Chi ha conosciuto, per nascita e/o per frequentazione, la vita di paese fino a non molti decenni fa, certo rammenta che nelle piccole comunità, da bambini, non si aveva la percezione di vivere in una società divisa in classi.
I veramente poveri erano pochissimi e i veramente ricchi ancor meno e per giunta risultavano non immediatamente identificabili, dato che vivevano per lo più in città anche se in paese possedevano case e terreni. Ma se anche vivevano in paese, non si distinguevano per usi e costumi dagli altri paesani. Regnava ovunque la parsimonia e scarsa era l’ostentazione della ricchezza.
I bambini si mescolavano senza distinzioni a scuola e nel tempo libero, passato a scorrazzare per prati e boschi o al campo sportivo o nelle attività legate alla chiesa e all’oratorio.

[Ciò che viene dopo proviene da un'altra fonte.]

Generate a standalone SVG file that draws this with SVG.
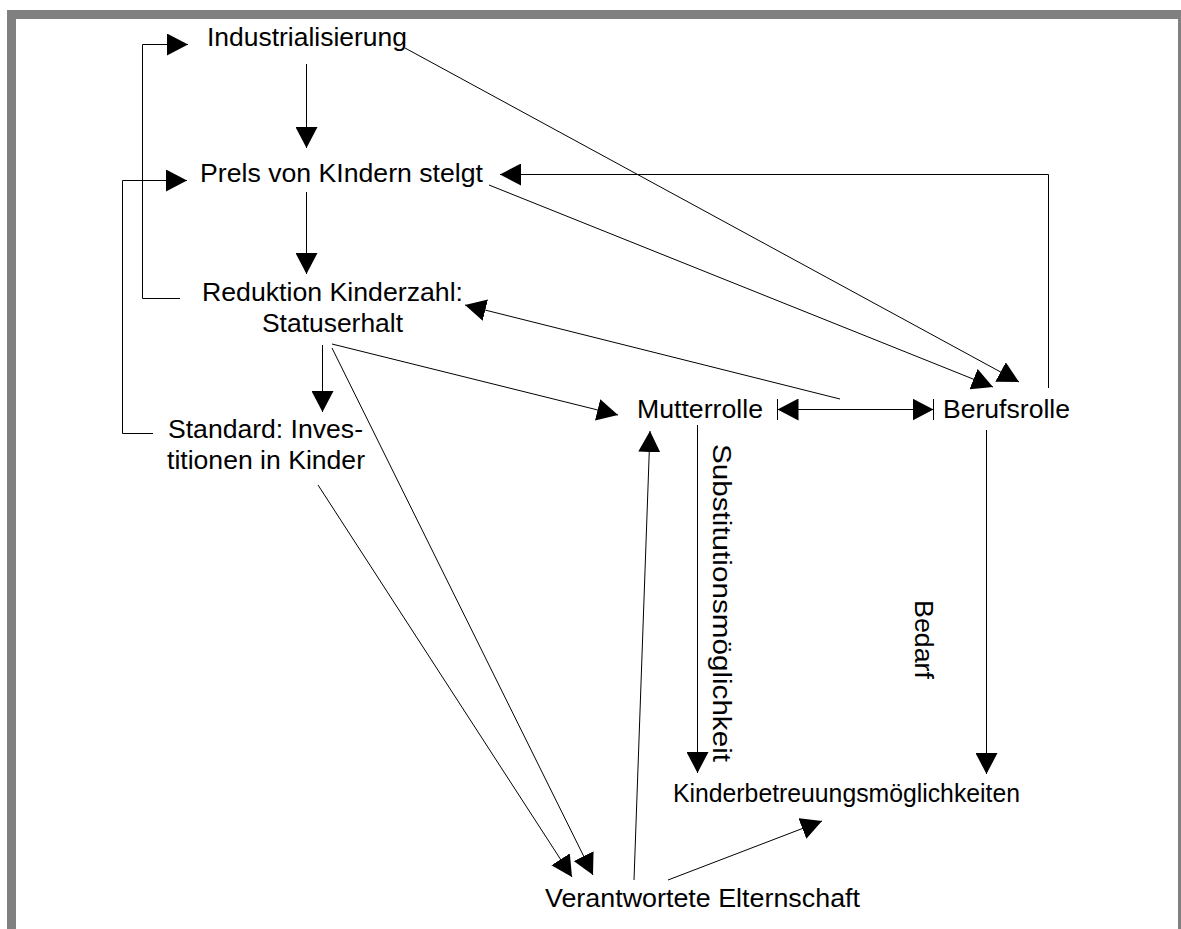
<svg xmlns="http://www.w3.org/2000/svg" width="1181" height="929" viewBox="0 0 1181 929">
<defs>
<style>
.t{font-family:"Liberation Sans",Arial,sans-serif;font-size:26.5px;fill:#000}
.c{fill:none;stroke:#000;stroke-width:1}
</style>
<marker id="ah" viewBox="0 0 21 22" refX="21" refY="11" markerWidth="21" markerHeight="22" markerUnits="userSpaceOnUse" orient="auto-start-reverse">
<path d="M0,0 L21,11 L0,22 z" fill="#000"/>
</marker>
</defs>
<rect x="0" y="0" width="1181" height="929" fill="#fff"/>
<rect x="11.5" y="14.5" width="1171" height="930" fill="none" stroke="#808080" stroke-width="9"/>
<g id="connectors">
<path class="c" d="M306.5,64 L306.5,148" marker-end="url(#ah)"/>
<path class="c" d="M306.5,192 L306.5,274" marker-end="url(#ah)"/>
<path class="c" d="M322.5,345 L322.5,412" marker-end="url(#ah)"/>
<path class="c" d="M180,298.5 H142.5 V44.5 H188" marker-end="url(#ah)"/>
<path class="c" d="M153,433.5 H122.5 V180.5 H187" marker-end="url(#ah)"/>
<path class="c" d="M405,48 L1019,382" marker-end="url(#ah)"/>
<path class="c" d="M489,185 L993,387" marker-end="url(#ah)"/>
<path class="c" d="M1048.5,388 V174.5 H500" marker-end="url(#ah)"/>
<path class="c" d="M840,399 L465,305" marker-end="url(#ah)"/>
<path class="c" d="M332,344 L618,415" marker-end="url(#ah)"/>
<path class="c" d="M332,348 L593,875" marker-end="url(#ah)"/>
<path class="c" d="M318,485 L572,877" marker-end="url(#ah)"/>
<path class="c" d="M634,880 L650,431" marker-end="url(#ah)"/>
<path class="c" d="M668,880 L822,821" marker-end="url(#ah)"/>
<path class="c" d="M697.5,425 V773" marker-end="url(#ah)"/>
<path class="c" d="M986.5,430 V774" marker-end="url(#ah)"/>
<path class="c" d="M777.5,409.5 H933.5" marker-start="url(#ah)" marker-end="url(#ah)"/>
<path class="c" d="M777.5,399 V420 M933.5,399 V420"/>
<text class="t" transform="translate(713,444) rotate(90)" textLength="318" lengthAdjust="spacingAndGlyphs">Substitutionsmöglichkeit</text>
<text class="t" transform="translate(915,600) rotate(90)" textLength="79" lengthAdjust="spacingAndGlyphs">Bedarf</text>
</g>
<g id="n-industrialisierung"><text class="t" x="207" y="46" textLength="200" lengthAdjust="spacingAndGlyphs">Industrialisierung</text></g>
<g id="n-preis"><text class="t" x="200" y="182" textLength="283" lengthAdjust="spacingAndGlyphs">Prels von KIndern stelgt</text></g>
<g id="n-reduktion"><text class="t" x="202" y="301" textLength="261" lengthAdjust="spacingAndGlyphs">Reduktion Kinderzahl:</text><text class="t" x="262" y="332" textLength="141" lengthAdjust="spacingAndGlyphs">Statuserhalt</text></g>
<g id="n-standard"><text class="t" x="168" y="438" textLength="195" lengthAdjust="spacingAndGlyphs">Standard: Inves-</text><text class="t" x="167" y="469" textLength="198" lengthAdjust="spacingAndGlyphs">titionen in Kinder</text></g>
<g id="n-mutterrolle"><text class="t" x="637" y="418" textLength="126" lengthAdjust="spacingAndGlyphs">Mutterrolle</text></g>
<g id="n-berufsrolle"><text class="t" x="943" y="418" textLength="127" lengthAdjust="spacingAndGlyphs">Berufsrolle</text></g>
<g id="n-kinderbetreuung"><text class="t" x="673" y="802" textLength="347" lengthAdjust="spacingAndGlyphs">Kinderbetreuungsmöglichkeiten</text></g>
<g id="n-verantwortete"><text class="t" x="545" y="907" textLength="315" lengthAdjust="spacingAndGlyphs">Verantwortete Elternschaft</text></g>
</svg>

Tutti vivevano coi loro genitori e i nonni e tutti ricevevano, più o meno, la stessa razione di attenzioni e di calci nel sedere, quando non erano svelti ad evitarli. E tutto il paese era un laboratorio aperto a tutti: ci si poteva unire ai contadini quando aravano e seminavano e raccoglievano, o andare alle cave a curiosare ricavandone in genere urla e strepiti di chi si preoccupava che non ci si cacciasse nei pericoli. Oppure si andava nelle stalle a veder mungere le mucche o strigliare i cavalli. Si era un po’ figli di tutti e nessuno aveva la sensazione d’essere figlio di nessuno.
Così, ordinato e felice appariva il mondo.
Ma poi, piano piano, trapelavano notizie, intuizioni, che alla fine, messe insieme, andavano a formare un mosaico dalle tinte forti e dai contenuti sconcertanti.
Come quando s’intuì, confusamente, che un figlio si poteva anche non volere, tanto da impedirgli di nascere, come si diceva che avesse fatto la Santina che in gioventù aveva avuto un figlio che però non aveva avuto, insomma non l’aveva fatto nascere perché non era ancora sposata.
O come quando, gradualmente, a tocchi e bocconi, emerse la storia vera della Carolina, una vicina di casa classe 1912, che quando ancora non aveva due anni, fu abbandonata da suo padre, partito per le Americhe e ben presto là scomparso senza dar più notizia di sé, pare convolato a nuove nozze nella felice terra delle libertà. Così, di colpo, la verità vera si faceva strada mostrando un mondo tutt’altro che rassicurante. La Carolina, che ben presto perse sia il fratello maggiore che la madre e rimase sola al mondo, crebbe comunque sana e bella, affidata alle cure di una zia, che appena possibile la mise a servizio da certi signori. Non ebbe comunque mai una sua famiglia, per quanto non le mancassero i corteggiatori e fosse pacata di carattere, azzurra di sguardo e agile e flessuosa nel ballo del sabato sera. “Né fiöö né cagnöö”, ripeteva, poiché date le esperienze durissime della sua vita, che pure non le avevano intristito il carattere, ma certo fornito ammaestramenti, non voleva correre il rischio d’un investimento amoroso che avrebbe potuto rivelarsi, presto o tardi, fallimentare.
Quindi né bambini né cagnolini, ma una quieta vita da single.
Lucida scelta, per lei. Quasi incomprensibile, per gli altri.